La prise en compte du corps à l’école est un sujet récent. L’idée que le corps doit être immobile pour apprendre est de plus en plus remise en cause. Si l’enfant a besoin de se sentir en sécurité, écouté, entouré, d’avoir le sentiment de ne pas être seul pour gérer ses problèmes, il a aussi besoin de bouger, de s’exprimer. L’enfant doit être pris dans sa globalité. Les recherches ont montré que si un élève se sent bien physiquement et psychiquement, sa qualité de vie, sa motivation et ses performances scolaires sont favorisées.
Cela demande aux PE de changer de regard, d’accepter qu’un élève puisse apprendre allongé par terre, affalé sur la table ou debout. Trop souvent, le corps est frustré. Parfois, il lui est même demandé d’oublier ses besoins physiologiques, d’attendre pour aller aux toilettes ou boire par exemple. Les sanitaires à l’école sont un lieu emblématique de la non prise en compte du corps où ce dernier peut être à la vue de toutes et tous comme en maternelle, un lieu de harcèlement, un lieu qui ne sent pas bon, etc.
COMMENT PRENDRE EN COMPTE LE CORPS DANS L’ORGANISATION DE L’ESPACE SCOLAIRE ?

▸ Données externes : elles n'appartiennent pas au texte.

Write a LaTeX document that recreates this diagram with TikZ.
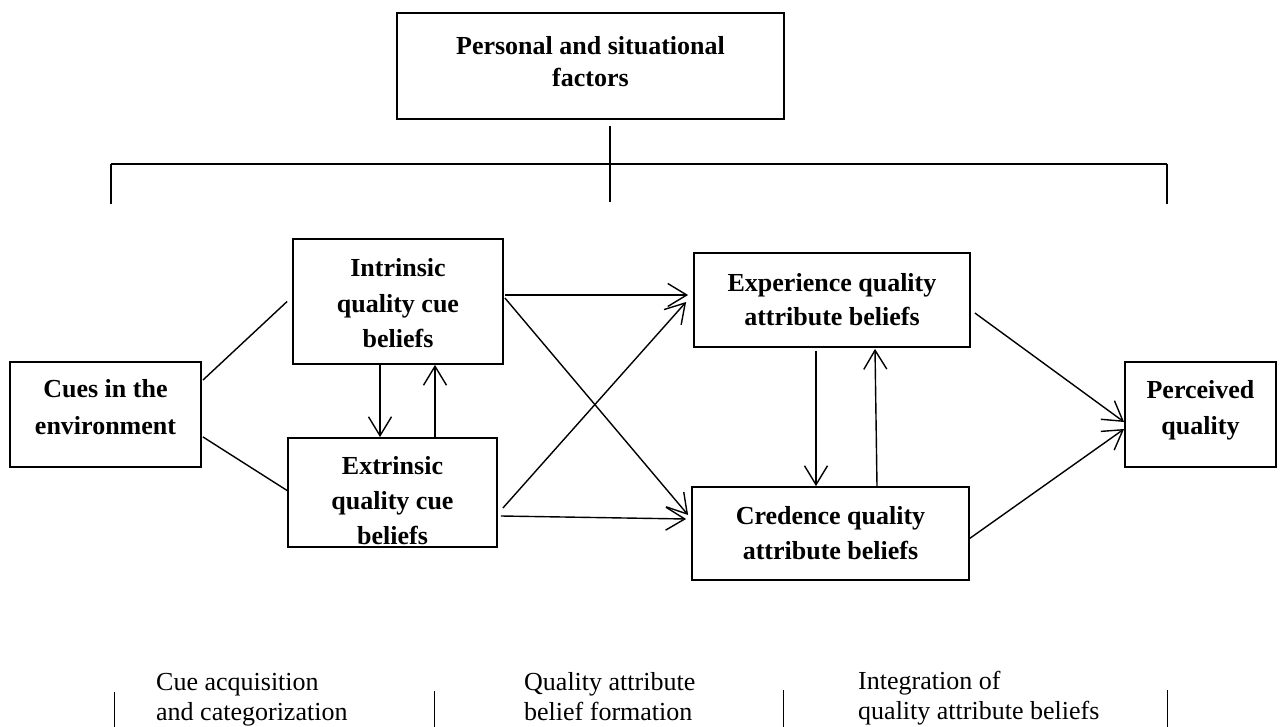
\documentclass[tikz,border=0pt]{standalone}
\usepackage{fontspec}
\setmainfont{Liberation Serif}
\usetikzlibrary{arrows.meta,calc}
\begin{document}
\begin{tikzpicture}[x=1pt,y=-1pt,
  box/.style={draw,line width=1.8pt,inner sep=0pt},
  btext/.style={inner sep=0pt,align=center,font=\fontsize{26}{#1}\selectfont\bfseries},
  btext/.default=35,
  conn/.style={line width=1.4pt},
  arr/.style={conn,-{Straight Barb[length=19pt,width=23pt,line width=1.4pt]}},
  stage/.style={anchor=base west,align=left,inner sep=0pt,font=\fontsize{26}{30}\selectfont},
  tick/.style={line width=1pt}]
\useasboundingbox (0,0) rectangle (1286,727);
% boxes
\node[box,minimum width=387pt,minimum height=106pt] (top) at (590.5,66) {};
\node[btext=32] (topt) at (590.5,62) {Personal and situational\\factors};
\node[box,minimum width=191pt,minimum height=105pt] (cues) at (105.5,414.5) {};
\node[btext=37] (cuest) at (105.5,407) {Cues in the\\environment};
\node[box,minimum width=210pt,minimum height=125pt] (intr) at (398,301.5) {};
\node[btext=35.5] (intrt) at (398,303.5) {Intrinsic\\quality cue\\beliefs};
\node[box,minimum width=209pt,minimum height=109pt] (extr) at (392.5,492.5) {};
\node[btext=35] (extrt) at (392.5,501) {Extrinsic\\quality cue\\beliefs};
\node[box,minimum width=276pt,minimum height=94pt] (exp) at (832,300) {};
\node[btext=34] (expt) at (832,300) {Experience quality\\attribute beliefs};
\node[box,minimum width=277pt,minimum height=93pt] (cred) at (830.5,533.5) {};
\node[btext=35] (credt) at (830.5,533.5) {Credence quality\\attribute beliefs};
\node[box,minimum width=151pt,minimum height=105pt] (perc) at (1200.5,414.5) {};
\node[btext=36] (perct) at (1200.5,410) {Perceived\\quality};
% bracket
\coordinate (vtop) at ($(top.south)+(19.5,6)$);
\coordinate (vbot) at (610,202);
\coordinate (bl) at (111,164);
\coordinate (br) at (1167,164);
\coordinate (blb) at (111,204);
\coordinate (brb) at (1167,204);
\draw[conn] (vtop) -- (vbot);
\draw[line width=2.6pt] (bl) -- (br);
\draw[conn] (bl) -- (blb);
\draw[conn] (br) -- (brb);
% connectors
\draw[conn] ($(cues.north east)+(1,19)$) -- ($(intr.west)+(-5,0)$);
\draw[conn] ($(cues.south east)+(1,-31)$) -- ($(extr.west)+(0,-2)$);
\draw[arr] ($(intr.south)+(-18,0)$) -- ($(extr.north)+(-12.5,0)$);
\draw[arr] ($(extr.north)+(42.5,0)$) -- ($(intr.south)+(37,0)$);
\draw[arr] ($(intr.east)+(1,-6.5)$) -- ($(exp.west)+(-5,-5)$);
\draw[arr] ($(intr.east)+(1,-3.5)$) -- ($(cred.west)+(-3,-18.5)$);
\draw[arr] ($(extr.east)+(5,15.5)$) -- ($(exp.west)+(-7,2)$);
\draw[arr] ($(extr.east)+(3,23.5)$) -- ($(cred.west)+(-5,-14.5)$);
\draw[arr] ($(exp.south)+(-16,3)$) -- ($(cred.north)+(-14.5,0)$);
\draw[arr] ($(cred.north)+(46.5,0)$) -- ($(exp.south)+(43,1)$);
\draw[arr] ($(exp.east)+(4,13)$) -- ($(perc.west)+(0,7.5)$);
\draw[arr] ($(cred.east)+(-1,5.5)$) -- ($(perc.west)+(0,14.5)$);
% stages
\node[stage] (s1) at (156,720) {Cue acquisition\\and categorization};
\node[stage] (s2) at (524,720) {Quality attribute\\belief formation};
\node[stage] (s3) at (858,719) {Integration of\\quality attribute beliefs};
\coordinate (t1a) at (114,692); \coordinate (t1b) at (114,727);
\coordinate (t2a) at (434,691); \coordinate (t2b) at (434,727);
\coordinate (t3a) at (783,690); \coordinate (t3b) at (783,727);
\coordinate (t4a) at (1167,690); \coordinate (t4b) at (1167,727);
\draw[tick] (t1a) -- (t1b);
\draw[tick] (t2a) -- (t2b);
\draw[tick] (t3a) -- (t3b);
\draw[tick] (t4a) -- (t4b);
\end{tikzpicture}
\end{document}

Il faudrait tout d’abord remettre en cause la forme scolaire classique où les élèves sont assis à un bureau face à leur professeur. L’idée que seule la position assise permet les apprentissages est dépassée. L’aménagement des espaces doit être malléable, favoriser les interactions et permettre de bouger. La difficulté pour les enseignants consiste à concevoir une séance pédagogique qui concilie un cadre de travail, des attendus en termes d’écoute avec l’ensemble des besoins des élèves.

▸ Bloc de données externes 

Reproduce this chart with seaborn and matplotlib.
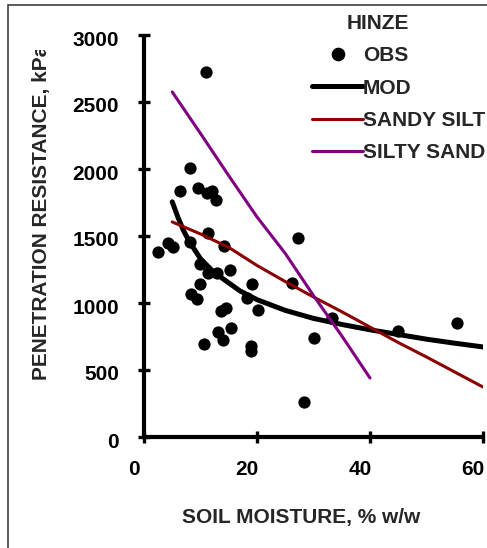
import matplotlib
matplotlib.use("Agg")
import matplotlib.pyplot as plt
import seaborn as sns
import numpy as np
import pandas as pd
from matplotlib.transforms import ScaledTranslation, Bbox, TransformedBbox
from matplotlib.patches import Rectangle
from matplotlib.lines import Line2D

# ---- data ----
obs_x = [2.5, 4.2, 5.1, 8.1, 11.3, 14.2, 9.9, 11.3, 12.9, 15.2, 9.9, 8.3, 9.3,
         19.1, 18.2, 20.2, 13.7, 14.6, 13.1, 15.4, 14.0, 10.6, 18.9, 18.9,
         26.2, 27.3, 30.1, 33.3, 28.3, 45.0, 55.4, 11.0, 8.1, 6.4, 9.6, 11.2,
         12.0, 12.7]
obs_y = [1380, 1448, 1420, 1455, 1525, 1425, 1290, 1224, 1224, 1246, 1142, 1065, 1030,
         1142, 1037, 948, 940, 965, 784, 813, 724, 694, 679, 645,
         1149, 1485, 739, 888, 261, 791, 851, 2724, 2007, 1836, 1858, 1821,
         1836, 1769]

mod_x = [5, 6, 7, 8, 10, 12, 14, 17, 20, 25, 30, 35, 40, 45, 50, 55, 60]
mod_y = [1755, 1640, 1540, 1460, 1330, 1245, 1180, 1090, 1025, 945, 885, 840, 800,
         765, 730, 700, 672]

sandy_x = [5, 10, 15, 20, 25, 30, 35, 40, 45, 50, 55, 60]
sandy_y = [1605, 1515, 1415, 1280, 1160, 1045, 935, 820, 705, 597, 485, 373]

silty_x = [5, 10, 15, 20, 25, 30, 35, 40]
silty_y = [2575, 2265, 1950, 1642, 1370, 1055, 755, 440]

x_ticks = [0, 20, 40, 60]
y_ticks = [0, 500, 1000, 1500, 2000, 2500, 3000]

sns.set_style("white")
plt.rcParams['font.family'] = ['Liberation Sans', 'DejaVu Sans']
plt.rcParams['font.weight'] = 'bold'

W, H = 487, 548
fig = plt.figure(figsize=(W / 100, H / 100), dpi=100)
fig.patch.set_facecolor('white')

ax = fig.add_axes([144 / W, 111 / H, 339 / W, 402 / H])

sns.scatterplot(x=obs_x, y=obs_y, s=78, color='black', edgecolor='black',
                linewidth=0, ax=ax, zorder=3, legend=False)
sns.lineplot(x=mod_x, y=mod_y, color='black', linewidth=3.6, ax=ax, zorder=4,
             legend=False)
sns.lineplot(x=sandy_x, y=sandy_y, color='#8B0000', linewidth=2.2, ax=ax, zorder=5,
             legend=False)
sns.lineplot(x=silty_x, y=silty_y, color='#800080', linewidth=2.2, ax=ax, zorder=6,
             legend=False)

ax.set_xlim(0, 60)
ax.set_ylim(0, 3000)
ax.set_xticks(x_ticks)
ax.set_yticks(y_ticks)
ax.set_xticklabels([str(v) for v in x_ticks])
ax.set_yticklabels([str(v) for v in y_ticks])
for s in ['top', 'right']:
    ax.spines[s].set_visible(False)
for s in ['left', 'bottom']:
    ax.spines[s].set_linewidth(3.0)
    ax.spines[s].set_color('black')
    ax.spines[s].set_capstyle('butt')
ax.tick_params(axis='both', which='major', bottom=True, left=True,
               direction='inout', length=8, width=2.4,
               color='black', labelsize=15, labelcolor='black')
ax.tick_params(axis='x', pad=12.5)
ax.tick_params(axis='y', pad=14)
for lab in ax.get_xticklabels():
    lab.set_fontweight('bold')
    lab.set_transform(lab.get_transform() + ScaledTranslation(-0.10, 0, fig.dpi_scale_trans))
for lab in ax.get_yticklabels():
    lab.set_fontweight('bold')
    lab.set_transform(lab.get_transform() + ScaledTranslation(0, -0.03, fig.dpi_scale_trans))
ax.patch.set_alpha(0)

# axis labels
ax.set_xlabel('SOIL MOISTURE, % w/w', fontsize=15, fontweight='bold')
ax.xaxis.label.set_va('center')
ax.xaxis.label.set_ha('center')
ax.xaxis.set_label_coords((301 - 144) / 339, (437 - 517) / 402)

ax.set_ylabel('PENETRATION RESISTANCE, kPa', fontsize=15, fontweight='bold')
ylab = ax.yaxis.label
ylab.set_rotation_mode('default')
ylab.set_ha('center')
ylab.set_va('bottom')
ax.yaxis.set_label_coords((42 - 144) / 339, (437 - 380) / 402)
clip = TransformedBbox(Bbox.from_extents(0, 0, 1, (H - 50) / H), fig.transFigure)
ylab.set_clip_box(clip)
ylab.set_clip_on(True)

# legend
handles = [
    Line2D([], [], linestyle='none', marker='o', markersize=8.8,
           markerfacecolor='black', markeredgecolor='black'),
    Line2D([], [], color='black', linewidth=3.6),
    Line2D([], [], color='#8B0000', linewidth=2.2),
    Line2D([], [], color='#800080', linewidth=2.2),
]
labels = ['OBS', 'MOD', 'SANDY SILT', 'SILTY SAND']
leg = ax.legend(handles, labels, title='HINZE', loc='upper left',
                bbox_to_anchor=(312 / W, (H - 14) / H), bbox_transform=fig.transFigure,
                frameon=False, fontsize=15, borderpad=0, borderaxespad=0,
                handlelength=2.45, handletextpad=0.0, labelspacing=0.64,
                alignment='left',
                title_fontproperties={'weight': 'bold', 'size': 15})
for t in leg.get_texts():
    t.set_fontweight('bold')
leg.get_title().set_x(35)

# outer frame
fig.patches.append(Rectangle((8 / W, -0.1), 1.2, (H - 5) / H + 0.1,
                             transform=fig.transFigure, fill=False,
                             edgecolor='#404040', linewidth=1.2))

fig.savefig('out.png', dpi=100)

Si l’espace scolaire est plurifonctionnel à l’école primaire et compte des coins dédiés à l’apprentissage, de plus en plus d’enseignants accordent également de l’importance à l’aspect physique et interactif du mobilier : ballons pour s’asseoir, vélos bureaux, disposition qui facilite le travail coopératif, etc. Cependant, ils se retrouvent tout de même limités par un manque de formation et un financement insuffisant. Sortir de l’école est une piste à suivre. Faire classe dehors implique les élèves dans leurs apprentissages et leur permet de s’épanouir physiquement.